Set out below are a number of practical tips we can offer to clients who have been summoned to attend a select committee hearing to give evidence. The two main things to consider are: (i) who will be sent to answer the select committee’s questions; and (ii) what that person is going to say. When considering both of these, it is important for lawyers and PR teams to work closely together, particularly in light of the reputational damage which may be done to an organisation by a poor performance before a select committee.

Who should be sent to answer questions?

It is vital that you send an appropriate spokesperson who can strike the right balance between someone who is sufficiently senior to appear authoritative before the committee and someone who has the knowledge and ability to answer the committee’s questions. In previous select committee hearings, perhaps most notably those of the Public Accounts Committee, committee members have not hesitated to admonish witnesses who have been unable to provide answers to what the committee considered were simple questions.

Preparation, preparation, preparation…

When preparing for what the spokesperson will say, it is important to think not just about your agenda but also to ensure that you understand the select committee’s agenda and wider public opinion, as a committee’s questions will usually be driven by the latter. Following the press in the days prior to the hearing can be a useful aid to determine what the focus of the committee’s questions - and therefore your answers - might be.

While select committees generally do not give advance notice of their intended lines of inquiry, the staff or clerk of the relevant select committee should give some advance warning if the hearing might necessitate the gathering together of some information or views. With the agreement of the select committee in question, its staff may also be able to provide an informal indication of possible lines of committee inquiry, in order to assist preparation for the session[5]. However, the select committee is unlikely to restrict itself to those lines of inquiry

Maintaining a constructive relationship with the staff or clerk to the relevant committee may also enable you to negotiate availability to attend the hearing, which is particularly important when select committees request attendance on short notice. In our experience, this can also be useful opportunity to lay the groundwork for any particular requests. For instance, some questions may require disclosure of confidential or privileged information, having a good relationship with the staff may facilitate making a request to provide certain information or documents in private or in writing to the committee, subject to confidentiality.

Giving oral evidence to a select committee

When giving evidence, it goes without saying that it is always best to emphasise what you do know in front of the select committee. It is particularly beneficial in this respect to have a few key messages to hand which a witness can refer back to throughout the hearing. Following the press in advance of a hearing will help to shape those messages and ensure that they are in tune with public sentiment - thus avoiding the PR pitfalls that have befallen some select committee witnesses.

If the witness does not have the information to answer a question immediately to hand s/he should be candid about this and offer to provide the answer in writing to the select committee subsequently.
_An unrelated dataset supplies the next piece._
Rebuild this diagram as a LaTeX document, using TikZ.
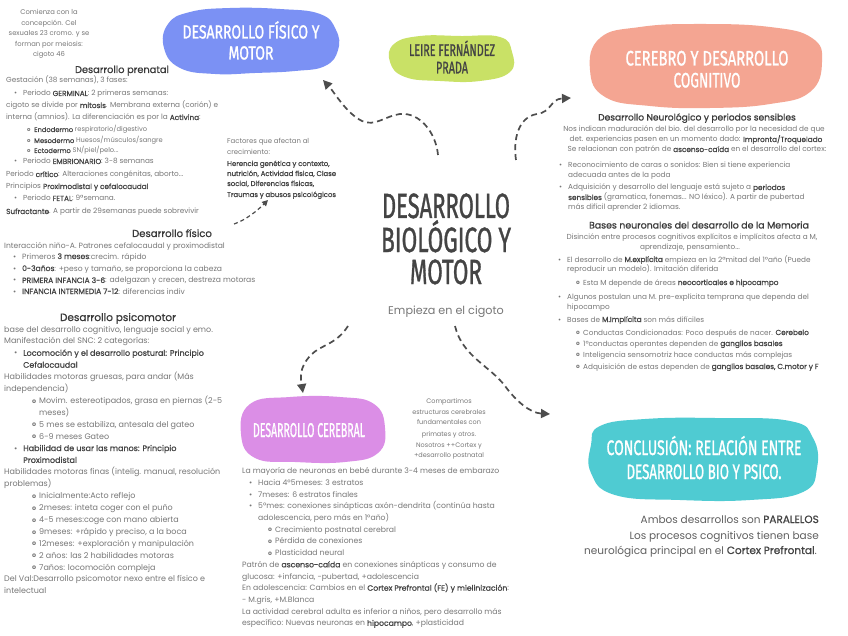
\documentclass[tikz,border=0pt]{standalone}
\usepackage{fontspec}
\usepackage{graphicx}
\setmainfont{Poppins}
\newfontfamily\tf[FakeBold=1.3]{Fira Sans}
\newfontfamily\semi[FakeBold=0.8]{Poppins}
\usetikzlibrary{arrows.meta}
\definecolor{txt}{HTML}{777777}
\definecolor{dk}{HTML}{444444}
\definecolor{hd}{HTML}{3A3A3A}
\definecolor{bluebl}{HTML}{7B91F4}
\definecolor{greenbl}{HTML}{C9E166}
\definecolor{salmbl}{HTML}{F4A592}
\definecolor{purpbl}{HTML}{DB8EE6}
\definecolor{tealbl}{HTML}{4FCBD2}
\definecolor{arr}{HTML}{4D4D4D}
\newcommand\B[1]{{\semi\color{dk}#1}}
\newcommand\bul{\makebox[9pt][l]{\textbullet}}
\newcommand\sbul{\makebox[7pt][l]{\raisebox{0.3pt}{\scalebox{0.8}{\bfseries o}}}}
\newcounter{lnc}
\newcommand\Ln[4][]{\stepcounter{lnc}\node[tx,anchor=base west,#1] (l\arabic{lnc}) at (#2,#3) {#4};}
\newcommand\Lc[4][]{\stepcounter{lnc}\node[tx,anchor=base,#1] (l\arabic{lnc}) at (#2,#3) {#4};}
\newcommand\Lr[4][]{\stepcounter{lnc}\node[tx,anchor=base east,#1] (l\arabic{lnc}) at (#2,#3) {#4};}
\newcommand\Tl[6][white]{\stepcounter{lnc}\node[inner sep=0,anchor=base,text=#1,font=\tf\fontsize{#4}{#4}\selectfont] (t\arabic{lnc}) at (#2,#3) {\resizebox{#5pt}{\height}{#6}};}
\begin{document}
\begin{tikzpicture}[x=1pt,y=-1pt,
  tx/.style={inner sep=0,text=txt},
  nta/.style={font=\fontsize{6.8}{6.8}\selectfont},
  ntb/.style={font=\fontsize{6.9}{6.9}\selectfont},
  ntc/.style={font=\fontsize{6.5}{6.5}\selectfont},
  pre/.style={font=\fontsize{7.3}{7.3}\selectfont},
  pres/.style={font=\fontsize{6.7}{6.7}\selectfont},
  fis/.style={font=\fontsize{7.6}{7.6}\selectfont},
  psi/.style={font=\fontsize{8}{8}\selectfont},
  rt/.style={font=\fontsize{7.3}{7.3}\selectfont},
  bm/.style={font=\fontsize{7.7}{7.7}\selectfont},
  concl/.style={font=\fontsize{10.5}{10.5}\selectfont,text=dk!85},
  hdg/.style={text=hd,font=\semi\fontsize{#1}{#1}\selectfont},
  conn/.style={draw=arr,line width=1.7pt,dash pattern=on 6pt off 4pt,-{Triangle[length=9pt,width=9pt]}},
  blob/.style={smooth cycle,tension=0.75}]
\useasboundingbox (0,0) rectangle (848,636);
\fill[white] (0,0) rectangle (848,636);
% blobs
\fill[bluebl] plot[blob] coordinates {(168,24) (190,12) (230,8) (280,9) (320,14) (336,30) (338,50) (325,66) (295,71) (255,73) (215,74) (180,68) (164,48)};
\fill[greenbl] plot[blob] coordinates {(394,44) (420,36) (460,36) (500,37) (512,52) (510,72) (480,81) (440,81) (405,77) (390,62)};
\fill[salmbl] plot[blob] coordinates {(600,38) (640,27) (700,24) (770,27) (812,38) (822,62) (810,92) (770,104) (710,108) (650,106) (605,97) (590,70)};
\fill[purpbl] plot[blob] coordinates {(250,404) (290,397) (340,397) (374,404) (385,428) (378,453) (345,462) (295,462) (255,458) (241,434)};
\fill[tealbl] plot[blob] coordinates {(600,426) (645,419) (715,418) (790,421) (813,438) (817,468) (803,492) (750,500) (680,500) (615,495) (591,473) (591,445)};
% titles
\Tl{251}{38.5}{19}{137}{DESARROLLO FÍSICO Y}
\Tl{251}{59.5}{19}{45}{MOTOR}
\Tl[dk]{452}{56}{17}{86}{LEIRE FERNÁNDEZ}
\Tl[dk]{452}{73.5}{17}{32}{PRADA}
\Tl{707}{65.5}{21}{163}{CEREBRO Y DESARROLLO}
\Tl{707}{87.5}{21}{67}{COGNITIVO}
\Tl{309}{437}{20}{112}{DESARROLLO CEREBRAL}
\Tl{704}{455}{21}{195}{CONCLUSIÓN: RELACIÓN ENTRE}
\Tl{704}{479}{21}{155}{DESARROLLO BIO Y PSICO.}
\Tl[dk]{446}{218}{35}{128}{DESARROLLO}
\Tl[dk]{446}{252}{35}{130}{BIOLÓGICO Y}
\Tl[dk]{446}{284}{35}{72}{MOTOR}
\Lc[font=\fontsize{11.2}{11.2}\selectfont]{446}{314}{Empieza en el cigoto}
% top-left note
\Lc[nta]{49}{15}{Comienza con la}
\Lc[nta]{49}{26}{concepción. Cel}
\Lc[nta]{49}{36}{sexuales 23 cromo. y se}
\Lc[nta]{49}{47}{forman por meiosis:}
\Lc[nta]{49}{57}{cigoto 46}
% prenatal
\Lc[hdg=9.8]{122}{73}{Desarrollo prenatal}
\Ln[pre]{6}{83}{Gestación (38 semanas), 3 fases:}
\Ln[pre]{14}{96}{\bul Periodo \B{GERMINAL}: 2 primeras semanas:}
\Ln[pre]{6}{108}{cigoto se divide por \B{mitosis}. Membrana externa (corión) e}
\Ln[pre]{6}{120}{interna (amnios). La diferenciación es por la \B{Activina}:}
\Ln[pres]{27}{132}{\sbul\B{Endodermo} respiratorio/digestivo}
\Ln[pres]{27}{143}{\sbul\B{Mesodermo} Huesos/músculos/sangre}
\Ln[pres]{27}{153}{\sbul\B{Ectodermo} SN/piel/pelo...}
\Ln[pre]{14}{164}{\bul Periodo \B{EMBRIONARIO}: 3-8 semanas}
\Ln[pre]{6}{177}{Periodo \B{crítico}: Alteraciones congénitas, aborto...}
\Ln[pre]{6}{189}{Principios \B{Proximodistal y cefalocaudal}}
\Ln[pre]{14}{201}{\bul Periodo \B{FETAL}: 9ªsemana.}
\Ln[pre]{6}{214}{\B{Sufractante}. A partir de 29semanas puede sobrevivir}
% factors note
\Ln[ntb]{227}{144}{Factores que afectan al}
\Ln[ntb]{227}{155}{crecimiento:}
\Ln[ntb]{227}{166}{\B{Herencia genética y contexto,}}
\Ln[ntb]{227}{176}{\B{nutrición, Actividad física, Clase}}
\Ln[ntb]{227}{186}{\B{social, Diferencias físicas,}}
\Ln[ntb]{227}{197}{\B{Traumas y abusos psicológicos}}
% fisico
\Lc[hdg=10.1]{172}{237}{Desarrollo físico}
\Ln[fis]{4}{248}{Interacción niño-A. Patrones cefalocaudal y proximodistal}
\Ln[fis]{13}{259}{\bul Primeros \B{3 meses}:crecim. rápido}
\Ln[fis]{13}{271}{\bul \B{0-3años}: +peso y tamaño, se proporciona la cabeza}
\Ln[fis]{13}{283}{\bul \B{PRIMERA INFANCIA 3-6}: adelgazan y crecen, destreza motoras}
\Ln[fis]{13}{294}{\bul \B{INFANCIA INTERMEDIA 7-12}: diferencias indiv}
% psicomotor
\Lc[hdg=10.5]{118}{321}{Desarrollo psicomotor}
\Ln[psi]{4}{332}{base del desarrollo cognitivo, lenguaje social y emo.}
\Ln[psi]{4}{343.9}{Manifestación del SNC: 2 categorías:}
\Ln[psi]{14}{355.8}{\bul\B{Locomoción y el desarrollo postural: Principio}}
\Ln[psi]{23}{367.7}{\B{Cefalocaudal}}
\Ln[psi]{4}{379.6}{Habilidades motoras gruesas, para andar (Más}
\Ln[psi]{4}{391.5}{independencia)}
\Ln[psi]{32}{403.4}{\sbul Movim. estereotipados, grasa en piernas (2-5}
\Ln[psi]{39}{415.3}{meses)}
\Ln[psi]{32}{427.2}{\sbul 5 mes se estabiliza, antesala del gateo}
\Ln[psi]{32}{439.1}{\sbul 6-9 meses Gateo}
\Ln[psi]{14}{451}{\bul\B{Habilidad de usar las manos: Principio}}
\Ln[psi]{23}{462.9}{\B{Proximodistal}}
\Ln[psi]{4}{474.8}{Habilidades motoras finas (intelig. manual, resolución}
\Ln[psi]{4}{486.7}{problemas)}
\Ln[psi]{32}{498.6}{\sbul Inicialmente:Acto reflejo}
\Ln[psi]{32}{510.5}{\sbul 2meses: inteta coger con el puño}
\Ln[psi]{32}{522.4}{\sbul 4-5 meses:coge con mano abierta}
\Ln[psi]{32}{534.3}{\sbul 9meses: +rápido y preciso, a la boca}
\Ln[psi]{32}{546.2}{\sbul 12meses: +exploración y manipulación}
\Ln[psi]{32}{558.1}{\sbul 2 años: las 2 habilidades motoras}
\Ln[psi]{32}{570}{\sbul 7años: locomoción compleja}
\Ln[psi]{4}{581.9}{Del Val:Desarrollo psicomotor nexo entre el físico e}
\Ln[psi]{4}{593.8}{intelectual}
% right column
\Lc[hdg=9.1]{697}{120.5}{Desarrollo Neurológico y periodos sensibles}
\Lc[rt]{694}{132}{Nos indican maduración del bio. del desarrollo por la necesidad de que}
\Lc[rt]{696}{142}{det. experiencias pasen en un momento dado: \B{Impronta/Troquelado}}
\Lc[rt]{697}{152}{Se relacionan con patrón de \B{ascenso-caída} en el desarrollo del cortex:}
\Ln[rt]{559}{168}{\bul Reconocimiento de caras o sonidos: Bien si tiene experiencia}
\Ln[rt]{568}{178}{adecuada antes de la poda}
\Ln[rt]{559}{190}{\bul Adquisición y desarrollo del lenguaje está sujeto a \B{periodos}}
\Ln[rt]{568}{200}{\B{sensibles} (gramatica, fonemas... NO léxico). A partir de pubertad}
\Ln[rt]{568}{210}{más difícil aprender 2 idiomas.}
\Lc[hdg=9.4]{699}{228.5}{Bases neuronales del desarrollo de la Memoria}
\Lc[rt]{692}{240}{Disinción entre procesos cognitivos explícitos e implícitos afecta a M,}
\Lc[rt]{690}{250}{aprendizaje, pensamiento...}
\Ln[rt]{558}{262}{\bul El desarrollo de \B{M.explícita} empieza en la 2ªmitad del 1ºaño (Puede}
\Ln[rt]{567}{272}{reproducir un modelo). Imitación diferida}
\Ln[rt]{576}{285}{\sbul Esta M depende de áreas \B{neocorticales e hipocampo}}
\Ln[rt]{558}{299}{\bul Algunos postulan una M. pre-explícita temprana que dependa del}
\Ln[rt]{567}{309}{hipocampo}
\Ln[rt]{558}{322}{\bul Bases de \B{M.Implícita} son más difíciles}
\Ln[rt]{576}{335}{\sbul Conductas Condicionadas: Poco después de nacer. \B{Cerebelo}}
\Ln[rt]{576}{346}{\sbul 1ºconductas operantes dependen de \B{ganglios basales}}
\Ln[rt]{576}{357}{\sbul Inteligencia sensomotriz hace conductas más complejas}
\Ln[rt]{576}{369}{\sbul Adquisición de estas dependen de \B{ganglios basales, C.motor y F}}
% compartimos note
\Lc[ntc]{449}{403}{Compartimos}
\Lc[ntc]{449}{414}{estructuras cerebrales}
\Lc[ntc]{449}{424}{fundamentales con}
\Lc[ntc]{449}{436}{primates y otros.}
\Lc[ntc]{449}{447}{Nosotros ++Cortex y}
\Lc[ntc]{449}{457}{+desarrollo postnatal}
% bottom middle
\Ln[bm]{242}{473.7}{La mayoría de neuronas en bebé durante 3-4 meses de embarazo}
\Ln[bm]{249}{485.4}{\bul Hacia 4º5meses: 3 estratos}
\Ln[bm]{249}{497.1}{\bul 7meses: 6 estratos finales}
\Ln[bm]{249}{508.8}{\bul 5ºmes: conexiones sinápticas axón-dendrita (continúa hasta}
\Ln[bm]{258}{520.5}{adolescencia, pero más en 1ºaño)}
\Ln[bm]{268}{532.2}{\sbul Crecimiento postnatal cerebral}
\Ln[bm]{268}{543.9}{\sbul Pérdida de conexiones}
\Ln[bm]{268}{555.6}{\sbul Plasticidad neural}
\Ln[bm]{242}{567.3}{Patrón de \B{ascenso-caída} en conexiones sinápticas y consumo de}
\Ln[bm]{242}{579}{glucosa: +infancia, -pubertad, +adolescencia}
\Ln[bm]{242}{590.7}{En adolescencia: Cambios en el \B{Cortex Prefrontal (FE) y mielinización}:}
\Ln[bm]{242}{602.4}{- M.gris, +M.Blanca}
\Ln[bm]{242}{614.1}{La actividad cerebral adulta es inferior a niños, pero desarrollo más}
\Ln[bm]{242}{625.8}{específico: Nuevas neuronas en \B{hipocampo}, +plasticidad}
% conclusion
\Lr[concl]{819}{523}{Ambos desarrollos son \B{PARALELOS}}
\Lr[concl]{819}{539}{Los procesos cognitivos tienen base}
\Lr[concl]{817}{554}{neurológica principal en el \B{Cortex Prefrontal}.}
% connectors
\coordinate (a1s) at (438,155);
\coordinate (a1e) at (323,80);
\coordinate (a2s) at (516,160);
\coordinate (a2e) at (571,98);
\coordinate (a3s) at (348,326);
\coordinate (a3e) at (303,393);
\coordinate (a4s) at (455,326);
\coordinate (a4e) at (550,414);
\coordinate (a5s) at (234,224);
\coordinate (a5e) at (268,200);
\draw[conn] (a1s) .. controls (436,133) and (420,112) .. (400,114) .. controls (385,116) and (375,127) .. (362,121) .. controls (346,113) and (335,93) .. (a1e);
\draw[conn] (a2s) .. controls (513,140) and (518,117) .. (537,114) .. controls (552,112) and (550,99) .. (a2e);
\draw[conn] (a3s) .. controls (336,345) and (320,345) .. (311,355) .. controls (298,368) and (301,380) .. (a3e);
\draw[conn] (a4s) .. controls (462,356) and (490,366) .. (505,386) .. controls (516,401) and (530,413) .. (a4e);
\draw[conn,line width=1.2pt,dash pattern=on 4pt off 3pt,-{Triangle[length=6pt,width=6pt]}] (a5s) .. controls (246,220) and (258,210) .. (a5e);
\end{tikzpicture}
\end{document}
If the select committee hearing is taking place before an individual or organisation has been able to properly assess and understand a particular situation, that should be made clear to the committee and the committee should be informed of the steps being taken to find out the answers to the MPs’ questions.

Can you refuse to answer?

Refusing to answer the committee’s questions on the basis of commercial sensitivity has been discussed above. Other issues to be aware of include:

  • Breach of a legal obligation of confidence: A select committee may ask a question, to which giving the answer would or might put an individual or organisation in breach of an obligation of confidence to a third party (whether statutory, contractual or tortious). While select committees might attempt to compel an answer on the basis that witnesses benefit from parliamentary privilege and, thus, are immune from civil or criminal legal action arising from the disclosure, this does not mean that the disclosure of the information would not still be unlawful. Depending on the particular question/answer concerned (e.g. the degree of sensitivity / confidentiality involved and perhaps also the relevance or irrelevance of the information requested), there may be grounds for being excused from answering or, at least, for being allowed to answer it in private.
  • Related court proceedings are underway/imminent: The House of Commons has resolved that no matter awaiting or under adjudication by a court of law should be brought before it or debated and this extends to proceedings in select committees[6]. Therefore, it is very unlikely that a select committee will intentionally ask questions relating to matters which are sub judice. If they do, the witness could respectfully remind the committee that the matter in question is subject to court proceedings and that to comment on it would be inappropriate.
  • Legal Professional Privilege: It is possible that a select committee may request information or documents which are subject to legal professional privilege. A leading text on Parliamentary practice supposes that legal professional privilege is not a ground on which disclosure can be resisted[7]. However, that view is not uncontroversial and there are other commentators who consider that the fact that the information is legally privileged may amount to a reasonable excuse for not answering the question, thereby negating a possible finding of contempt.

What the future holds

The rise of select committees over recent years and their increasing influence on high profile policy issues has led to speculation that a substantive challenge to their powers cannot be far away. Questions have also been raised around whether the powers and procedures of select committees are consistent with the Human Rights Act 1998 - for instance, requiring legally privileged documents to be produced in a public forum may constitute a breach of the right to privacy under article 8.

In light of these issues, as well as the confusion surrounding the scope of select committees’ powers, in July 2013, the House of Lords and House of Commons Joint Committee on Parliamentary privilege recommended[8] that both the Houses reassert and confirm what their penal powers are, set out fair procedures which can be followed if those powers need to be invoked, and set out the procedures for considering allegations of contempt.

While these recommendations have not yet been implemented, it is arguably only a matter of time before they (or something similar) are if select committees are to continue conducting high profile, and sometimes controversial, investigations.